If Schultz, and all the others that keep racial tension at the forefront of our collective conscience, really wanted to foster understanding and unity, they would be addressing the real cause of societies’ downslide.
The conversation should be about character, accountability, personal responsibility, and good old common courtesy. The lack of these, is evident everywhere, from the checkout counter, to the highway. Right and wrong are malleable according to the situation, our behavior is never our fault, and for every injury or insult against us, someone must pay. We continually cry out for “justice” when what we really want is vengeance.

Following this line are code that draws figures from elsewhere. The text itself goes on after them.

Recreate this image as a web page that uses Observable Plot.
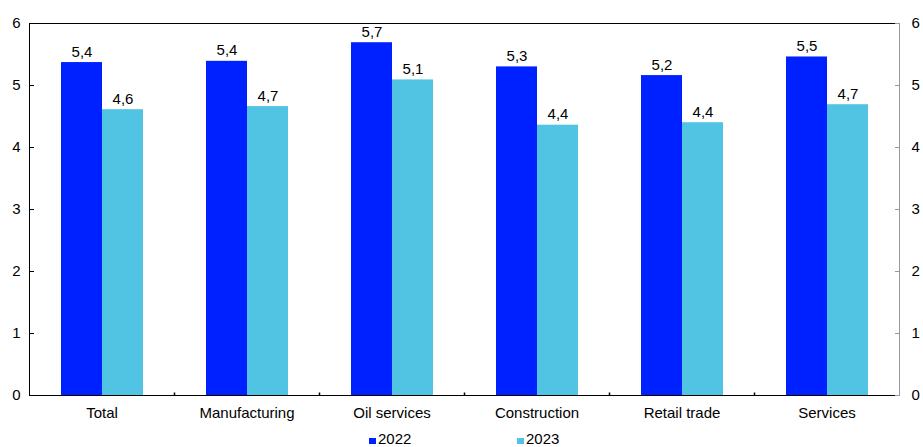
<!DOCTYPE html>
<html><head><meta charset="utf-8">
<script src="https://cdn.jsdelivr.net/npm/d3@7"></script>
<script src="https://cdn.jsdelivr.net/npm/@observablehq/plot@0.6"></script>
<style>
body{margin:0;background:#fff;font-family:"Liberation Sans",Arial,sans-serif;}
#legend{position:relative;height:22px;font-size:15px;line-height:15px;color:#000;}
#legend .item{position:absolute;top:6px;white-space:nowrap;}
#legend .sw{display:inline-block;width:7px;height:6px;margin-right:2px;vertical-align:baseline;}
</style></head><body>
<div id="chart"></div>
<div id="legend"></div>
<script>
const categories = ["Total", "Manufacturing", "Oil services", "Construction", "Retail trade", "Services"];
const years = ["2022", "2023"];
const values2022 = [5.37, 5.39, 5.69, 5.30, 5.16, 5.46];
const values2023 = [4.61, 4.66, 5.09, 4.36, 4.40, 4.69];
const yTicks = [0, 1, 2, 3, 4, 5, 6];
const colors = ["#0021ff", "#50c4e2"];

const data = categories.flatMap((c, i) => [
  {category: c, year: years[0], value: values2022[i]},
  {category: c, year: years[1], value: values2023[i]}
]);
const fmt = d => d3.format(".1f")(d).replace(".", ",");
const tickUp = {draw(ctx) { ctx.moveTo(0, 0); ctx.lineTo(0, -3); }};

const chart = Plot.plot({
  width: 923, height: 425,
  marginLeft: 28, marginRight: 23, marginTop: 23, marginBottom: 30,
  style: {fontFamily: "Liberation Sans, Arial, sans-serif", fontSize: "15px", color: "#000", background: "#fff"},
  fx: {domain: categories, paddingInner: 0, paddingOuter: 0, label: null},
  x: {domain: years, paddingInner: 0, paddingOuter: 0.744, axis: null},
  y: {domain: [0, 6], label: null},
  color: {domain: years, range: colors},
  marks: [
    Plot.barY(data, {fx: "category", x: "year", y: "value", fill: "year"}),
    Plot.text(data, {fx: "category", x: "year", y: "value", text: d => fmt(d.value), lineAnchor: "bottom", dy: -6, fill: "#000", fontSize: 15}),
    Plot.ruleY([0], {stroke: "#000"}),
    Plot.ruleY([6], {stroke: "#000"}),
    Plot.frame({anchor: "left", facetAnchor: "left", stroke: "#000"}),
    Plot.frame({anchor: "right", facetAnchor: "right", stroke: "#999"}),
    Plot.dot(categories.slice(1), {fx: d => d, frameAnchor: "bottom-left", symbol: tickUp, stroke: "#000", fill: "none"}),
    Plot.axisY(yTicks, {anchor: "left", tickSize: -5, tickPadding: 14, tickFormat: d => d, label: null, fontSize: 15, stroke: "#000"}),
    Plot.axisY(yTicks, {anchor: "right", tickSize: -5, tickPadding: 17, tickFormat: d => d, label: null, fontSize: 15, stroke: "#999", fill: "#000"}),
    Plot.axisFx({anchor: "bottom", tickSize: 0, tickPadding: 12, label: null, fontSize: 15})
  ]
});
document.getElementById("chart").appendChild(chart);

const legend = document.getElementById("legend");
const legendX = [369, 517];
years.forEach((y, i) => {
  const it = document.createElement("span");
  it.className = "item";
  it.style.left = legendX[i] + "px";
  it.innerHTML = `<span class="sw" style="background:${colors[i]}"></span>${y}`;
  legend.appendChild(it);
});
</script>
</body></html>
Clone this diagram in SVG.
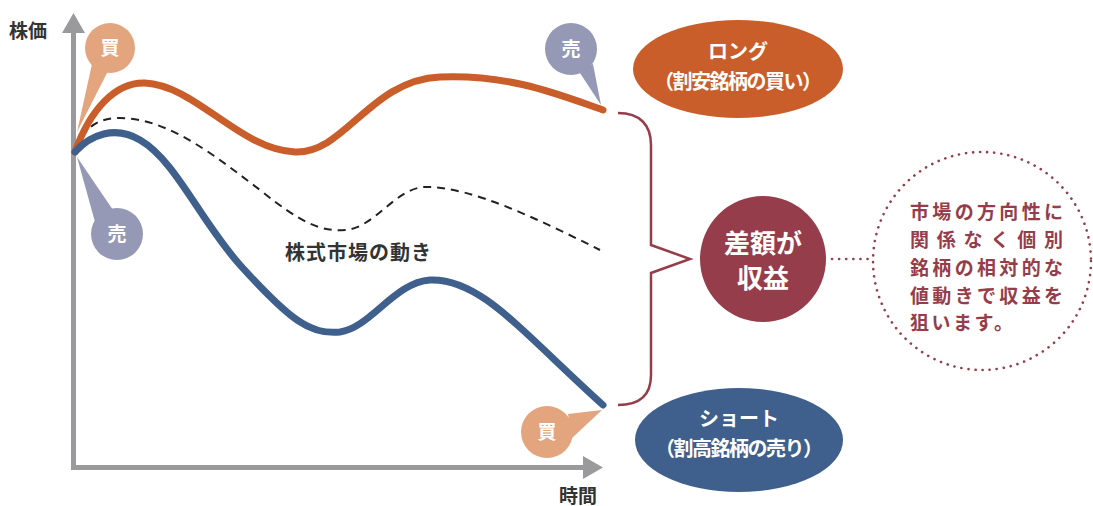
<svg xmlns="http://www.w3.org/2000/svg" width="1093" height="506" viewBox="0 0 1093 506">
<style>
text{font-family:"Noto Sans CJK JP","Noto Sans",sans-serif;font-weight:bold}
.ax{fill:#333;font-size:19px}
.bub{fill:#fff;font-size:19px;text-anchor:middle}
.wt{fill:#fff;font-size:20px;text-anchor:middle}
.mt{fill:#963d4b;font-size:19px}
</style>
<rect width="1093" height="506" fill="#fff"/>
<g id="axes">
<line x1="73.5" y1="470" x2="73.5" y2="30" stroke="#9a9a9c" stroke-width="5"/>
<polygon points="73.5,13 62,33 85,33" fill="#9a9a9c"/>
<line x1="71" y1="467.5" x2="586" y2="467.5" stroke="#9a9a9c" stroke-width="5"/>
<polygon points="603,467.5 583,456 583,479" fill="#9a9a9c"/>
<text class="ax" x="9" y="38">株価</text>
<text class="ax" x="559" y="503">時間</text>
</g>
<g id="connectors" fill="none" stroke-linecap="round">
<path id="market" d="M76,150 C85,125 100,118 120,118 C170,118 220,160 260,190 C300,222 320,232 345,230 C375,228 395,188 425,187 C470,186 540,220 600,250" stroke="#222" stroke-width="2" stroke-dasharray="8,6" stroke-linecap="butt"/>
<path id="long" d="M75,152 C90,110 115,82 145,83 C195,85 240,150 295,152 C345,154 370,80 440,77 C510,74 560,95 603,110" stroke="#c95e2a" stroke-width="7"/>
<path id="short" d="M75,152 C90,135 115,125 140,140 C175,160 200,220 240,265 C290,320 310,335 340,332 C370,328 395,282 430,280 C480,278 520,330 603,405" stroke="#3f5f8c" stroke-width="7"/>
<path id="brace" d="M618,113 C640,113 651,125 651,145 L651,245 L690,259 L651,273 L651,375 C651,395 640,405 618,405" stroke="#963d4b" stroke-width="2.5" stroke-linejoin="miter" stroke-linecap="butt"/>
<line id="dotline" x1="832" y1="259" x2="872" y2="259" stroke="#963d4b" stroke-width="2.6" stroke-dasharray="0.1,7"/>
</g>
<text x="285" y="260" fill="#333" font-size="20" letter-spacing="1">株式市場の動き</text>
<g id="buy1">
<polygon points="77,132 92,64 108,71" fill="#e3a57d"/>
<circle cx="110" cy="48" r="25" fill="#e3a57d"/>
<text class="bub" x="110" y="55">買</text>
</g>
<g id="sell1">
<polygon points="77,157 95,222 113,210" fill="#9699b6"/>
<circle cx="117" cy="234" r="26" fill="#9699b6"/>
<text class="bub" x="117" y="241">売</text>
</g>
<g id="sell2">
<polygon points="601,105 578,70 593,64" fill="#9699b6"/>
<circle cx="571" cy="49" r="26" fill="#9699b6"/>
<text class="bub" x="571" y="56">売</text>
</g>
<g id="buy2">
<polygon points="602,410 568,414 572,438" fill="#e3a57d"/>
<circle cx="547" cy="432" r="26" fill="#e3a57d"/>
<text class="bub" x="547" y="439">買</text>
</g>
<g id="long-label">
<ellipse cx="738" cy="69" rx="105" ry="49" fill="#c95e2a"/>
<text class="wt" x="738" y="59">ロング</text>
<text class="wt" x="738" y="89" textLength="168" lengthAdjust="spacing">（割安銘柄の買い）</text>
</g>
<g id="short-label">
<ellipse cx="739" cy="440" rx="104" ry="52" fill="#3f5f8c"/>
<text class="wt" x="739" y="426">ショート</text>
<text class="wt" x="739" y="456" textLength="168" lengthAdjust="spacing">（割高銘柄の売り）</text>
</g>
<g id="profit">
<circle cx="763" cy="259" r="63" fill="#963d4b"/>
<text x="763" y="253" fill="#fff" font-size="26" text-anchor="middle">差額が</text>
<text x="763" y="288" fill="#fff" font-size="26" text-anchor="middle">収益</text>
</g>
<g id="note">
<circle cx="982" cy="261" r="109" fill="none" stroke="#963d4b" stroke-width="2.6" stroke-dasharray="0.1,7" stroke-linecap="round"/>
<text class="mt" x="910" y="219" textLength="153" lengthAdjust="spacing">市場の方向性に</text>
<text class="mt" x="910" y="247" textLength="153" lengthAdjust="spacing">関係なく個別</text>
<text class="mt" x="910" y="275" textLength="153" lengthAdjust="spacing">銘柄の相対的な</text>
<text class="mt" x="910" y="303" textLength="153" lengthAdjust="spacing">値動きで収益を</text>
<text class="mt" x="910" y="330" letter-spacing="2.5">狙います。</text>
</g>
</svg>
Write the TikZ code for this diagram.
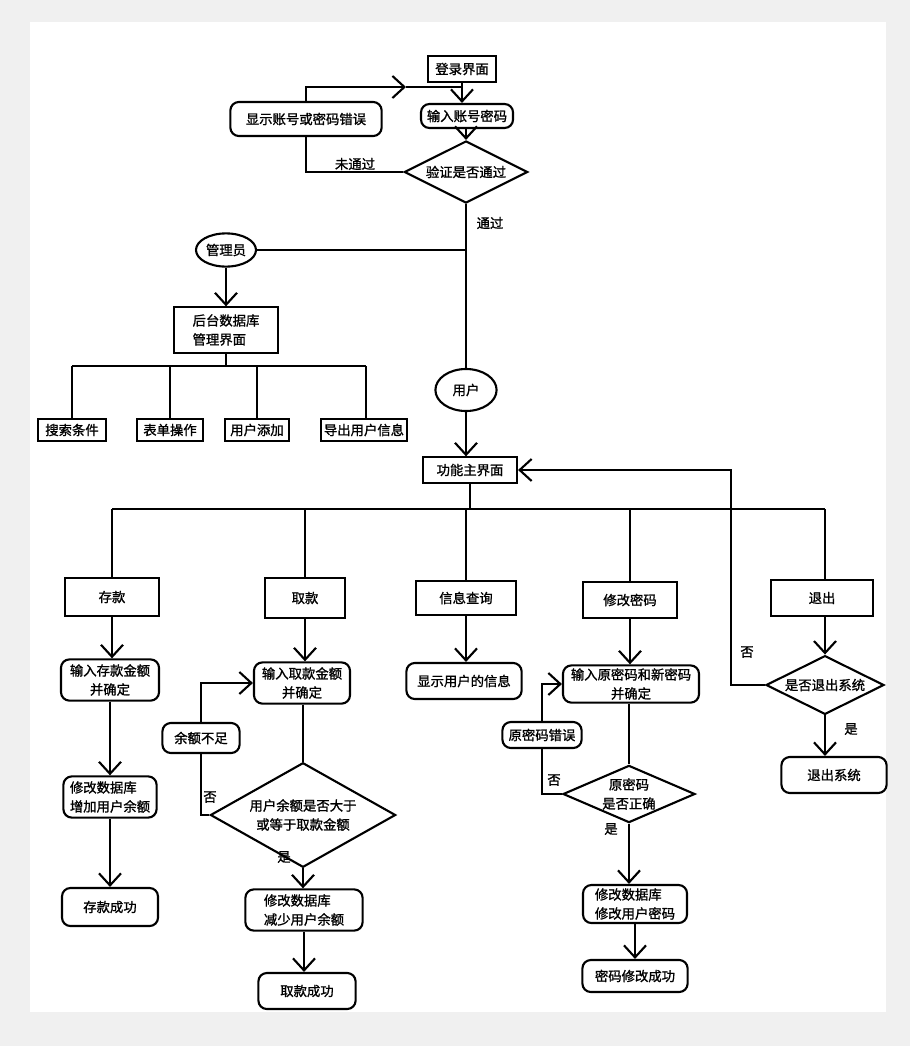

This isn’t a black vs white, rich vs poor, man vs woman, Democrat vs Republican issue, it’s an American issue. We have bought into the “it takes a village” ideology. We believe that it is the “village’s” responsibility to take care of us and our children rather than assuming that responsibility ourselves, and have thereby become a self-centered nation of victims. Always ready to demand that we be treated the way we want to be treated, but never willing to look deep within our own psyches and our communities, to correct the bad attitudes and moral deficiencies within ourselves. We must have the courage to stand up for right and justice, but we must also develop the wisdom to know when a grievance is really worth taking a stand for, and when we should just toughen our skins and walk away. We should be willing to accept the truth, even when that truth is uncomfortable to face and puts us or our loved ones in a bad light.